An Arctic drive to Rogers Pass
It was a stunning day first day at Rogers Pass, with blue skies and fresh snow covering the peaks that surrounded us, which towered beyond 3000m in altitude. As we got out off the car and the thermometer had not yet climbed above -25°C, however, not only were toes frozen but it also seemed very difficult to think clearly. We looked for warmth at at the visitor’s center. It was closed due to Covid-19. We thus signed away through a shop window all of our rights vis-à-vis Her Majesty the Queen of England, in right of Canada and all her national parks. We did not read any of the fine print but did obtain a day permit for skiing. Martin wandered around the parking lot aimlessly looking for somewhere warm and had already accepted the thought that the day of skiing had ended before it started. We ultimately found refuge in the newly built restrooms at the far end of the parking lot.

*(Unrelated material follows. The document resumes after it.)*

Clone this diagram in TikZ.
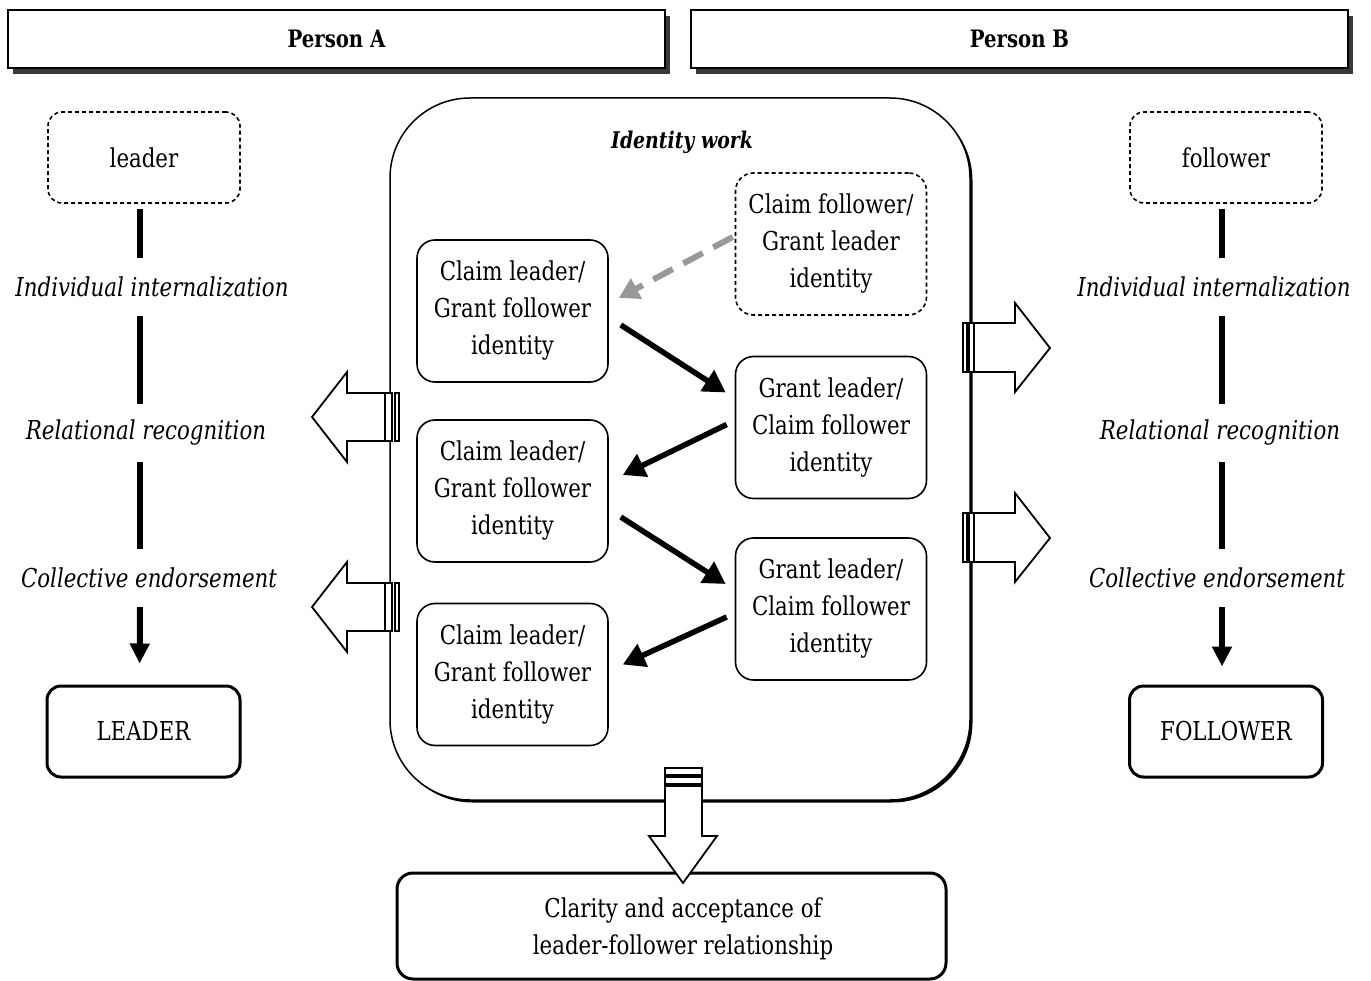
\documentclass[tikz,border=0pt]{standalone}
\usepackage{fontspec}
\setmainfont{DejaVu Serif}[FakeStretch=0.82]
\usetikzlibrary{arrows.meta,calc,shadows}

\begin{document}
\begin{tikzpicture}[x=1pt,y=-1pt,
  base/.style={font=\fontsize{26}{37}\selectfont, align=center, inner sep=0pt},
  hdr/.style={draw, line width=2pt, fill=white, minimum width=657pt, minimum height=58pt,
    font=\fontsize{24}{28}\selectfont\bfseries,
    drop shadow={shadow xshift=5pt, shadow yshift=-6pt, fill=black!78, opacity=1}},
  idbox/.style={base, draw, line width=1.6pt, fill=white, rounded corners=18pt,
    minimum width=191pt, minimum height=142pt},
  dashbox/.style={idbox, dash pattern=on 4pt off 3pt},
  rolebox/.style={base, draw, dash pattern=on 4pt off 3pt, line width=1.6pt,
    rounded corners=14pt, minimum width=192pt, minimum height=91pt},
  finalbox/.style={base, draw, line width=3pt, fill=white, rounded corners=14pt,
    minimum width=193pt, minimum height=91pt},
  lab/.style={base, font=\fontsize{26}{37}\selectfont\itshape, minimum height=58pt},
  conn/.style={line width=6pt},
  connarrow/.style={line width=6pt, -{Triangle[length=20pt,width=19pt]}},
  flow/.style={line width=5.5pt, -{Triangle[length=22pt,width=24pt]}},
  ghost/.style={line width=6pt, draw=black!40, dash pattern=on 22pt off 12pt,
    -{Triangle[length=20pt,width=22pt,fill=black!40]}},
  blk/.style={draw, line width=1.8pt, fill=white, line join=miter}
]
\useasboundingbox (0,0) rectangle (1371,981);

% headers
\node[hdr] (pa) at (336.5,39) {Person A};
\node[hdr] (pb) at (1019.5,39) {Person B};

% central identity-work frame
\node[draw, line width=1.5pt, fill=white, rounded corners=80pt,
  minimum width=580pt, minimum height=702pt,
  drop shadow={shadow xshift=2.5pt, shadow yshift=-2.5pt, fill=black, opacity=1}]
  (iw) at (680,449) {};
\node[font=\fontsize{23}{28}\selectfont\bfseries\itshape] (iwt) at (682,142) {Identity work};

% claim / grant boxes
\node[idbox] (L1) at (512.5,311) {Claim leader/\\Grant follower\\identity};
\node[idbox] (L2) at (512.5,491) {Claim leader/\\Grant follower\\identity};
\node[idbox] (L3) at (512.5,674.5) {Claim leader/\\Grant follower\\identity};
\node[dashbox] (D) at (831,244) {Claim follower/\\Grant leader\\identity};
\node[idbox] (R1) at (831,427.5) {Grant leader/\\Claim follower\\identity};
\node[idbox] (R2) at (831,609) {Grant leader/\\Claim follower\\identity};

% exchanges
\draw[ghost] ($(D.west)+(-2,-7)$) -- ($(L1.east)+(10,-13)$);
\draw[flow] ($(L1.east)+(12,14)$) -- ($(R1.west)+(-9,-35)$);
\draw[flow] ($(R1.west)+(-8,-3)$) -- ($(L2.east)+(14,-16)$);
\draw[flow] ($(L2.east)+(12,26)$) -- ($(R2.west)+(-9,-25)$);
\draw[flow] ($(R2.west)+(-8,8)$) -- ($(L3.east)+(14,-10)$);

% person A column
\node[rolebox] (lead) at (144,157.5) {leader};
\node[lab] (a1) at (152,287) {Individual internalization};
\node[lab] (a2) at (146,433) {Relational recognition};
\node[lab] (a3) at (149,578) {Collective endorsement};
\node[finalbox] (LEAD) at (143.5,731.5) {LEADER};
\draw[conn, shorten <=5pt] ([xshift=-4pt]lead.south) -- ([xshift=-4pt]lead.south |- a1.north);
\draw[conn] ([xshift=-4pt]lead.south |- a1.south) -- ([xshift=-4pt]lead.south |- a2.north);
\draw[conn] ([xshift=-4pt]lead.south |- a2.south) -- ([xshift=-4pt]lead.south |- a3.north);
\draw[connarrow, shorten >=21pt] ([xshift=-4pt]lead.south |- a3.south) -- ([xshift=-4pt]LEAD.north);

% person B column
\node[rolebox] (foll) at (1226,157.5) {follower};
\node[lab] (b1) at (1214,287) {Individual internalization};
\node[lab] (b2) at (1220,433) {Relational recognition};
\node[lab] (b3) at (1217,578) {Collective endorsement};
\node[finalbox] (FOLL) at (1226,731.5) {FOLLOWER};
\draw[conn, shorten <=5pt] ([xshift=-4pt]foll.south) -- ([xshift=-4pt]foll.south |- b1.north);
\draw[conn] ([xshift=-4pt]foll.south |- b1.south) -- ([xshift=-4pt]foll.south |- b2.north);
\draw[conn] ([xshift=-4pt]foll.south |- b2.south) -- ([xshift=-4pt]foll.south |- b3.north);
\draw[connarrow, shorten >=18pt] ([xshift=-4pt]foll.south |- b3.south) -- ([xshift=-4pt]FOLL.north);

% outcome
\node[draw, line width=3pt, fill=white, rounded corners=16pt,
  minimum width=549pt, minimum height=106pt] (res) at (671.5,926) {};
\node[base] (rest) at (683,929)
  {Clarity and acceptance of\\leader-follower relationship};

% block arrows leaving the frame towards person A
\foreach \dy in {0,190} {
  \begin{scope}[yshift=-\dy pt]
    \draw[blk] (385,393) -- (347,393) -- (347,372) -- (312,417) -- (347,462)
      -- (347,441) -- (385,441) -- cycle;
    \draw[blk, line width=1.4pt] (385,393) rectangle (392,441);
    \draw[blk, line width=1.4pt] (395,393) rectangle (399,441);
  \end{scope}
}
% block arrows leaving the frame towards person B
\foreach \dy in {0,190} {
  \begin{scope}[yshift=-\dy pt]
    \draw[blk, line width=1.4pt] (963,323) rectangle (967,372);
    \draw[blk, line width=1.4pt] (969,323) rectangle (974,372);
    \draw[blk] (974,323) -- (1015,323) -- (1015,303) -- (1050,348) -- (1015,392)
      -- (1015,372) -- (974,372) -- cycle;
  \end{scope}
}
% block arrow down to the outcome
\draw[blk, line width=1.4pt] (665,768) rectangle (702,775);
\draw[blk, line width=1.4pt] (665,777) rectangle (702,784);
\draw[blk] (665,786) -- (665,836) -- (649,836) -- (683,883) -- (717,836)
  -- (702,836) -- (702,786) -- cycle;
\end{tikzpicture}
\end{document}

This suddenly seemed a perfect place to spend the day and we were in no mood to go outside. Some 30 minutes of heated floors and tea from our thermos bottles later, things became a little clearer. We got our gear from the car, changed inside the restrooms and set off for Ursus valley.
The skiing was heavenly and no words would do justice to how we felt. We climbed Ursus Minor but turned back below the summit as it got windy and descended in snow that was lighter than anything we had ever encountered. The scenery was breathtaking. Back at the parking lot, we warmed up again in the restrooms and got ready for the most difficult part of the day – the drive back. We returned to Rogers Pass for later in the week to climb the ridge of Little Sifton, ski and unnamed, steep and deep tree run, and to ski Puff Daddy, a classic descent visible from the road.











Touring magnificent Rogers Pass
We left this part of the Powder Highway after a great week, bound for Kelowna, where we would pick up Annikki, Peter’s girlfriend. Surely, our trip would become much smoother in female company.